> **Task to carry out**
From the first line of the data down to and including the line with "(sd) at (274,337)", copy everything exactly, leaving out pictures.

......

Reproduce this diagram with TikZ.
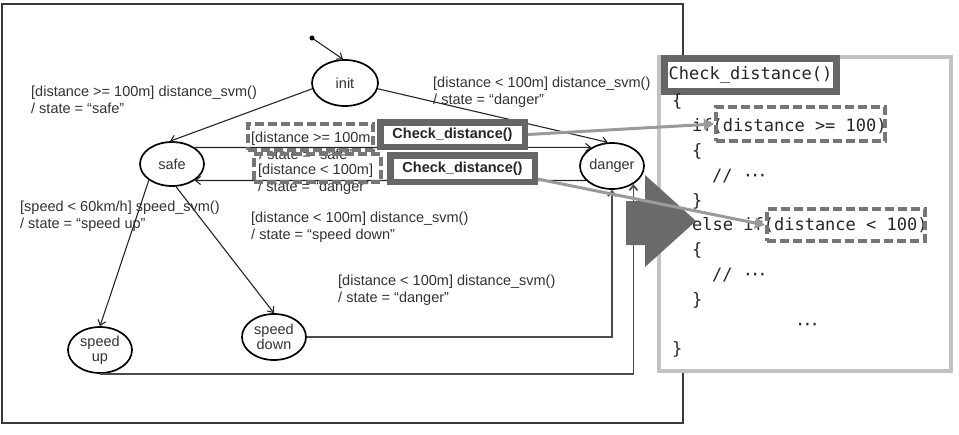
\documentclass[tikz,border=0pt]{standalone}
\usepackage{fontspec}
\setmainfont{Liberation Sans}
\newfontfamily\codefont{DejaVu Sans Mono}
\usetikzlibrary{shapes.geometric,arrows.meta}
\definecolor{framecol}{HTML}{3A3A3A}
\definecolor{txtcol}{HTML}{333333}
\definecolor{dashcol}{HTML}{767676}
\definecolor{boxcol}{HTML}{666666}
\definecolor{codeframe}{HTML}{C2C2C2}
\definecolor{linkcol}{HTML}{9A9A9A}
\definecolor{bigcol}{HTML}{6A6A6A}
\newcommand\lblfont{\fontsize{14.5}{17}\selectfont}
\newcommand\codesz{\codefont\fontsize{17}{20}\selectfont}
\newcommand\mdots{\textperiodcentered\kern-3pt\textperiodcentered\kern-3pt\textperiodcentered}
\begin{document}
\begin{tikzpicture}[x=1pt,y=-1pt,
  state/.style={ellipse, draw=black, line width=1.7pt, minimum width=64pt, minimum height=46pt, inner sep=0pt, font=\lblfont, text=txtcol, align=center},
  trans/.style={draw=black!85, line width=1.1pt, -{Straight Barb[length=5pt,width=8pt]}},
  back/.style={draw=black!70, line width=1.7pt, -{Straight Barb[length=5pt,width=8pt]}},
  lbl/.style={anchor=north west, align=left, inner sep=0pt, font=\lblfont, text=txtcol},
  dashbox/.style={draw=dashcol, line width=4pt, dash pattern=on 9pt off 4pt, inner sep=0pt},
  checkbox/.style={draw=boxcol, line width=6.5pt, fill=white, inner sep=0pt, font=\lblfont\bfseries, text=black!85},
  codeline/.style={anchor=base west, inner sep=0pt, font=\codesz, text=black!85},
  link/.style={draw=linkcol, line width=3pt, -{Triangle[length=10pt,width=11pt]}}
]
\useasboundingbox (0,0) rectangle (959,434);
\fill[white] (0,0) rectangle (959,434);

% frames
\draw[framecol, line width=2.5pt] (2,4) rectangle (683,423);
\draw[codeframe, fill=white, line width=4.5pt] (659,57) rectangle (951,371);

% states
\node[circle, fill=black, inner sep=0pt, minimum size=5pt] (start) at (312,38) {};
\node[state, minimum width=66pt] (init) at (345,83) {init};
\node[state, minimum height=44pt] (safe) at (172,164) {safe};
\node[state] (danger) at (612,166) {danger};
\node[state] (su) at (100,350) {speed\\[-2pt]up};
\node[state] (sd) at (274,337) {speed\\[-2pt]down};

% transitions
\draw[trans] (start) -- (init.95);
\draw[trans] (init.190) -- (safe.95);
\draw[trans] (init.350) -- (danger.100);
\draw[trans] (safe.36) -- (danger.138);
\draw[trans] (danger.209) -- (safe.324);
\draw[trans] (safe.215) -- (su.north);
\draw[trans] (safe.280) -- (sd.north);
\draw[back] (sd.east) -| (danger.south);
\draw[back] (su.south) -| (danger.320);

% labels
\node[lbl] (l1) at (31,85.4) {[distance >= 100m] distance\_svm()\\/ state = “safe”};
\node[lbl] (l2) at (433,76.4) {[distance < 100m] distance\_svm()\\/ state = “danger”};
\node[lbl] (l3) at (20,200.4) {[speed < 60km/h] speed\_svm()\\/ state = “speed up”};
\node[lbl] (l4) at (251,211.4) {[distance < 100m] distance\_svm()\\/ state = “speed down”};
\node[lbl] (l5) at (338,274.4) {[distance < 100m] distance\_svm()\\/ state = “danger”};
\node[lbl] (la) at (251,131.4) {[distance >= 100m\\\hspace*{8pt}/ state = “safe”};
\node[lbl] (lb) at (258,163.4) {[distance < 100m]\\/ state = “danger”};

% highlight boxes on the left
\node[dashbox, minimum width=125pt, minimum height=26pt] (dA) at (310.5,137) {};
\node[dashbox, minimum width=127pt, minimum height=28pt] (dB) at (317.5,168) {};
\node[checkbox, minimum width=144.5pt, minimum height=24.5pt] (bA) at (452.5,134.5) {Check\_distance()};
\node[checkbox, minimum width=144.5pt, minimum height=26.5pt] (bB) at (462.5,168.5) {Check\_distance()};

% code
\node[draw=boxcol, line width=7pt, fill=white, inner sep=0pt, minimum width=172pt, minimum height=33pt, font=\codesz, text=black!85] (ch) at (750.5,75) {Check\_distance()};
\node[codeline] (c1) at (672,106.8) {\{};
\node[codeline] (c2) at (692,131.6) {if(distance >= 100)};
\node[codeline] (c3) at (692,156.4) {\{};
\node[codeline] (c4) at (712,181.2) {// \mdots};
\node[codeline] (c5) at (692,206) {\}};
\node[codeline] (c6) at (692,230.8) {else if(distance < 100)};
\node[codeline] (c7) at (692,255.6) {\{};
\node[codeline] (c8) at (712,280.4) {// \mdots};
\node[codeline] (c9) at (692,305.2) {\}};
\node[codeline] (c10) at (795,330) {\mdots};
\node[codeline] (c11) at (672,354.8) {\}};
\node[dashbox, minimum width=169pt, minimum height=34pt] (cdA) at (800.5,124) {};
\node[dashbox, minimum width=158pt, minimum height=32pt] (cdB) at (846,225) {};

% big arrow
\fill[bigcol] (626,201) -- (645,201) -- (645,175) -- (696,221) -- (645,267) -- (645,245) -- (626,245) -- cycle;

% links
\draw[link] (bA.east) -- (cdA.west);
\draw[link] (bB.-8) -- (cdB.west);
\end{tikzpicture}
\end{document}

......

> **Response to this task**
Reproduce this diagram with TikZ.
\documentclass[tikz,border=0pt]{standalone}
\usepackage{fontspec}
\setmainfont{Liberation Sans}
\newfontfamily\codefont{DejaVu Sans Mono}
\usetikzlibrary{shapes.geometric,arrows.meta}
\definecolor{framecol}{HTML}{3A3A3A}
\definecolor{txtcol}{HTML}{333333}
\definecolor{dashcol}{HTML}{767676}
\definecolor{boxcol}{HTML}{666666}
\definecolor{codeframe}{HTML}{C2C2C2}
\definecolor{linkcol}{HTML}{9A9A9A}
\definecolor{bigcol}{HTML}{6A6A6A}
\newcommand\lblfont{\fontsize{14.5}{17}\selectfont}
\newcommand\codesz{\codefont\fontsize{17}{20}\selectfont}
\newcommand\mdots{\textperiodcentered\kern-3pt\textperiodcentered\kern-3pt\textperiodcentered}
\begin{document}
\begin{tikzpicture}[x=1pt,y=-1pt,
  state/.style={ellipse, draw=black, line width=1.7pt, minimum width=64pt, minimum height=46pt, inner sep=0pt, font=\lblfont, text=txtcol, align=center},
  trans/.style={draw=black!85, line width=1.1pt, -{Straight Barb[length=5pt,width=8pt]}},
  back/.style={draw=black!70, line width=1.7pt, -{Straight Barb[length=5pt,width=8pt]}},
  lbl/.style={anchor=north west, align=left, inner sep=0pt, font=\lblfont, text=txtcol},
  dashbox/.style={draw=dashcol, line width=4pt, dash pattern=on 9pt off 4pt, inner sep=0pt},
  checkbox/.style={draw=boxcol, line width=6.5pt, fill=white, inner sep=0pt, font=\lblfont\bfseries, text=black!85},
  codeline/.style={anchor=base west, inner sep=0pt, font=\codesz, text=black!85},
  link/.style={draw=linkcol, line width=3pt, -{Triangle[length=10pt,width=11pt]}}
]
\useasboundingbox (0,0) rectangle (959,434);
\fill[white] (0,0) rectangle (959,434);

% frames
\draw[framecol, line width=2.5pt] (2,4) rectangle (683,423);
\draw[codeframe, fill=white, line width=4.5pt] (659,57) rectangle (951,371);

% states
\node[circle, fill=black, inner sep=0pt, minimum size=5pt] (start) at (312,38) {};
\node[state, minimum width=66pt] (init) at (345,83) {init};
\node[state, minimum height=44pt] (safe) at (172,164) {safe};
\node[state] (danger) at (612,166) {danger};
\node[state] (su) at (100,350) {speed\\[-2pt]up};
\node[state] (sd) at (274,337) {speed\\[-2pt]down};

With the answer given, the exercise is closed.